En 1905, notre loi sur la séparation des églises et de l’État débute ainsi sans le mot laïcité :
Article 1 La République assure la liberté de conscience. Elle garantit le libre exercice des cultes sous les seules restrictions édictées ci-après dans l’intérêt de l’ordre public.
Article 2 La République ne reconnaît, ne salarie ni ne subventionne aucun culte…
En d’autres termes, à chacun sa liberté de conscience, et tous les cultes sont traités de manière égale, en toute indépendance sous notre régime républicain.
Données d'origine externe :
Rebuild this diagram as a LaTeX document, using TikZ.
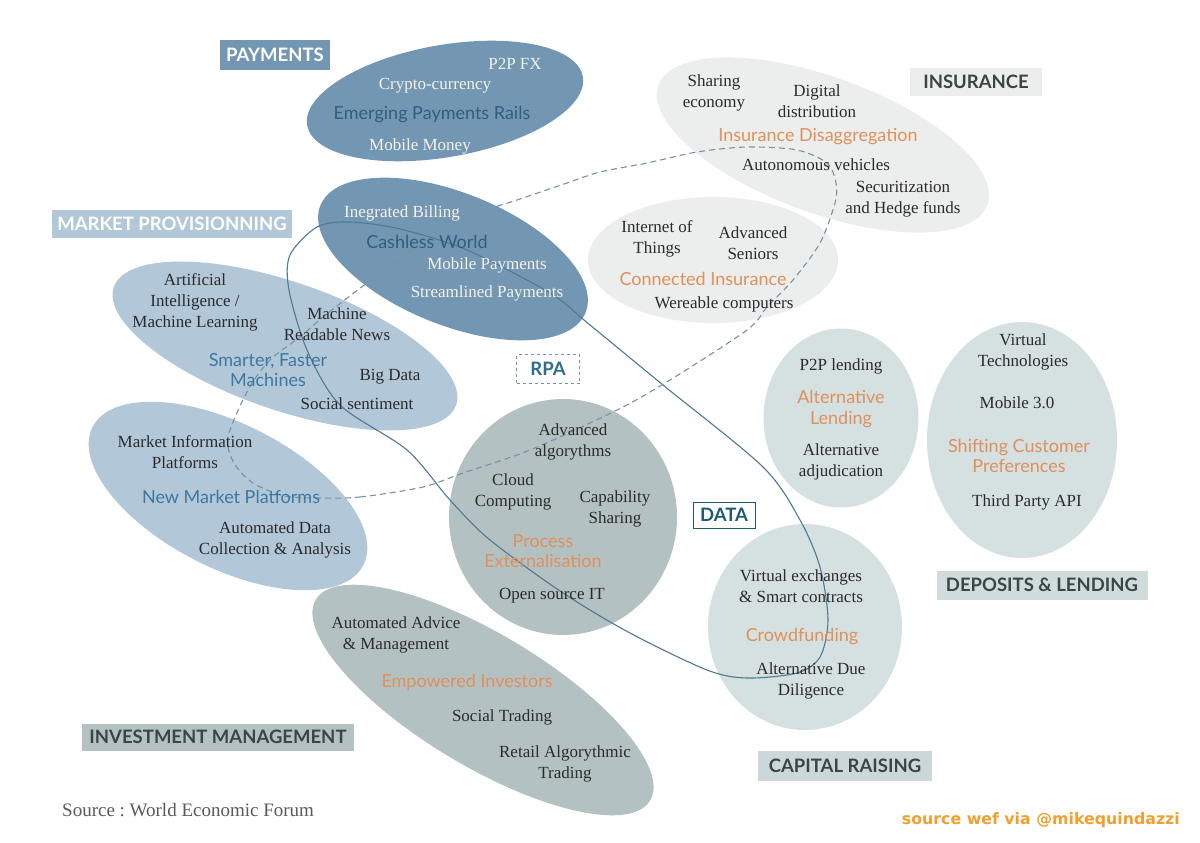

La référence à la laïcité figurera explicitement à la création de la Vème République dès l’article 1er de la Constitution de 1958, : « La France est une République laïque, démocratique et sociale ».
Au sujet de nos inhumations, sa législation spécifique n’avait pas attendue la loi de 1905 pour y intégrer son esprit.
Du cimetière religieux au cimetière de la République
En ce qui concerne les cimetières, la séparation a commencé bien avant la loi de 1905. Dès avant la Révolution avec la déclaration royale du 10 mars 1776, Louis XVI trace le premier chemin qui va aboutir au cimetière séparé de l’église et à le situer hors la ville. Dans cette déclaration on peut notamment lire en préambule :
… des plaintes touchant les inconvéniens des inhumations fréquentes dans les églises, et même par rapport à la situation actuelle de la plupart des cimetières qui, trop voisins desdites églises, seraient placés plus avantageusement s’ils étaient plus éloignés des enceintes et des villes, bourgs ou villages…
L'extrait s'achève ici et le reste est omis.